Londoners have been escaping to the Isle of Thanet for more that 200 years … for the laidback seaside vibe … breathtaking sandy beaches … fresh sea air … and romantic Turner skies …
Here at the very edge of the Garden of England, three Georgian and Victorian resorts, each with its own distinctive character – Margate, Broadstairs and Ramsgate – cluster around the bays at the far end of the peninsula.
There’s a retro feel to these harbour towns, with their remarkable 18th and 19th century architecture, their classic seaside heritage and kitsch, their eclectic attractions and live arts and music venues. And there is a variety of independent places to shop, eat, drink and stay.

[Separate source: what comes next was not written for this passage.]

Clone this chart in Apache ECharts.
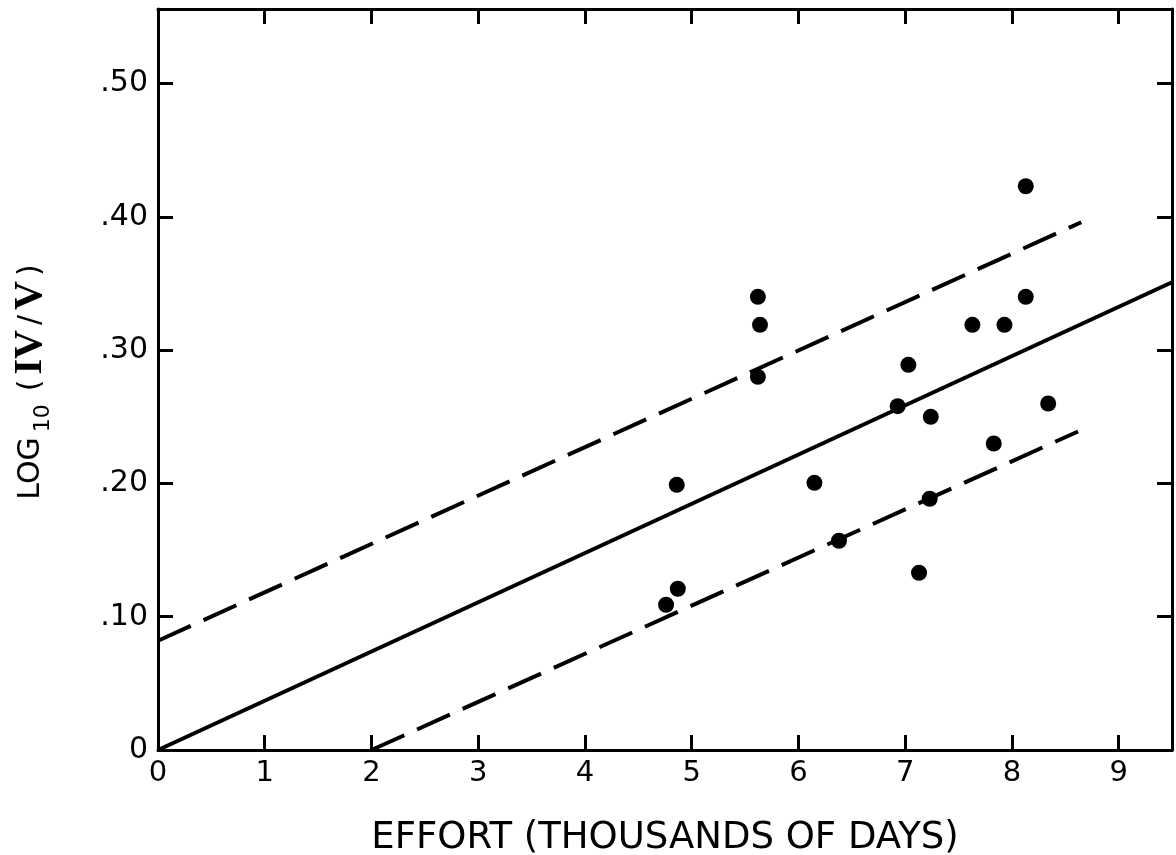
<!DOCTYPE html>
<html>
<head>
<meta charset="utf-8">
<script src="https://cdn.jsdelivr.net/npm/echarts@6/dist/echarts.min.js"></script>
<style>
html,body{margin:0;padding:0;background:#fff;}
#c{width:1176px;height:855px;}
</style>
</head>
<body>
<div id="c"></div>
<script>
// Observed points: effort (thousands of days) and log10(IV/V)
const effort = [4.76, 4.87, 4.86, 5.62, 5.64, 5.62, 6.15, 6.38, 6.93, 7.03, 7.13, 7.24, 7.23, 7.63, 7.83, 7.93, 8.13, 8.13, 8.34];
const logRatio = [0.109, 0.121, 0.199, 0.340, 0.319, 0.280, 0.2005, 0.157, 0.258, 0.289, 0.133, 0.250, 0.1885, 0.319, 0.230, 0.319, 0.340, 0.423, 0.260];

// Fitted line and confidence band (endpoints)
const fitX = [0, 9.5];
const fitY = [0, 0.351];
const upperX = [0, 8.65];
const upperY = [0.082, 0.396];
const lowerX = [2.0, 8.62];
const lowerY = [0, 0.239];

// Tick labels
const xTickValues = [0, 1, 2, 3, 4, 5, 6, 7, 8, 9];
const xTickLabels = ['0', '1', '2', '3', '4', '5', '6', '7', '8', '9'];
const yTickValues = [0, 0.1, 0.2, 0.3, 0.4, 0.5];
const yTickLabels = ['0', '.10', '.20', '.30', '.40', '.50'];

const xTitle = 'EFFORT (THOUSANDS OF DAYS)';

function pairs(xs, ys) { return xs.map((x, i) => [x, ys[i]]); }
function lookup(vals, labels, v) {
  for (let i = 0; i < vals.length; i++) if (Math.abs(vals[i] - v) < 1e-6) return labels[i];
  return '';
}

const FONT = 'DejaVu Sans';
const chart = echarts.init(document.getElementById('c'), null, {renderer: 'canvas'});

const axisLine = {show: true, onZero: false, lineStyle: {color: '#000', width: 3}};
const axisTick = {show: true, inside: true, length: 15, lineStyle: {color: '#000', width: 3}};

chart.setOption({
  backgroundColor: '#fff',
  animation: false,
  grid: {left: 158, right: 4, top: 9, bottom: 105, containLabel: false, outerBoundsMode: 'none'},
  xAxis: [{
    type: 'value', min: 0, max: 9.5, interval: 1, position: 'bottom',
    axisLine: axisLine, axisTick: axisTick, splitLine: {show: false},
    axisLabel: {
      margin: 9, color: '#000', fontFamily: FONT, fontSize: 29,
      formatter: v => lookup(xTickValues, xTickLabels, v)
    },
    name: xTitle, nameLocation: 'middle', nameGap: 70,
    nameTextStyle: {color: '#000', fontFamily: FONT, fontSize: 37}
  }, {
    type: 'value', min: 0, max: 9.5, interval: 1, position: 'top',
    axisLine: axisLine, axisTick: axisTick, splitLine: {show: false},
    axisLabel: {show: false}
  }],
  yAxis: [{
    type: 'value', min: 0, max: 0.556, interval: 0.1, position: 'left',
    axisLine: axisLine, axisTick: axisTick, splitLine: {show: false},
    axisLabel: {
      margin: 10, color: '#000', fontFamily: FONT, fontSize: 30,
      formatter: v => lookup(yTickValues, yTickLabels, v)
    },
    name: '{a|LOG}{s|10}{p|(}{r|IV}{p|/}{r|V}{p|)}',
    nameLocation: 'middle', nameRotate: 90, nameGap: 104,
    nameTextStyle: {
      color: '#000',
      rich: {
        a: {fontFamily: FONT, fontSize: 30, color: '#000', lineHeight: 46},
        s: {fontFamily: FONT, fontSize: 22, color: '#000', lineHeight: 46, verticalAlign: 'bottom', padding: [0, 8, 0, 5]},
        p: {fontFamily: FONT, fontSize: 30, color: '#000', lineHeight: 46, padding: [0, 5, 0, 5]},
        r: {fontFamily: 'Liberation Serif', fontWeight: 'bold', fontSize: 40, color: '#000', lineHeight: 46}
      }
    }
  }, {
    type: 'value', min: 0, max: 0.556, interval: 0.1, position: 'right',
    axisLine: axisLine, axisTick: axisTick, splitLine: {show: false},
    axisLabel: {show: false}
  }],
  series: [{
    type: 'line', data: pairs(fitX, fitY), symbol: 'none',
    lineStyle: {color: '#000', width: 4, type: 'solid'}, z: 2
  }, {
    type: 'line', data: pairs(upperX, upperY), symbol: 'none',
    lineStyle: {color: '#000', width: 4, type: [36, 14], cap: 'butt'}, z: 2
  }, {
    type: 'line', data: pairs(lowerX, lowerY), symbol: 'none',
    lineStyle: {color: '#000', width: 4, type: [36, 14], cap: 'butt'}, z: 2
  }, {
    type: 'scatter', data: pairs(effort, logRatio), symbol: 'circle', symbolSize: 16,
    itemStyle: {color: '#000', opacity: 1}, z: 3
  }]
});
</script>
</body>
</html>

Miles of low chalk cliffs edge the peninsula, sheltering a string of secluded, unspoilt sandy bays. Chalk rockpools, chalk stacks and rare chalk reefs teem with wildlife. These are the closest surfing beaches to the capital city: a popular choice with southeast boarders.
Artists, writers and musicians have long been inspired by this almost-island … and continue to be drawn here. Turner said Thanet had “the loveliest skies in all Europe” … for Dickens, Broadstairs was “the freshest, freest place” … and Tracey Emin declares in pink neon on Margate seafront: “I never stopped loving you”.
The Isle’s a historic landing place steeped in symbolism for the story of Britain …the first Saxons, Hengist and Horsa, arrived and settled here … and St Augustine first stepped onto these shores on his way to nearby Canterbury.
For this is the furthest south east you can go in Britain … almost touching mainland Europe … yet these days only 75 minutes from central London …
And now with the Turner Contemporary gallery and high-speed trains from the capital … a new generation is discovering this original seaside escape.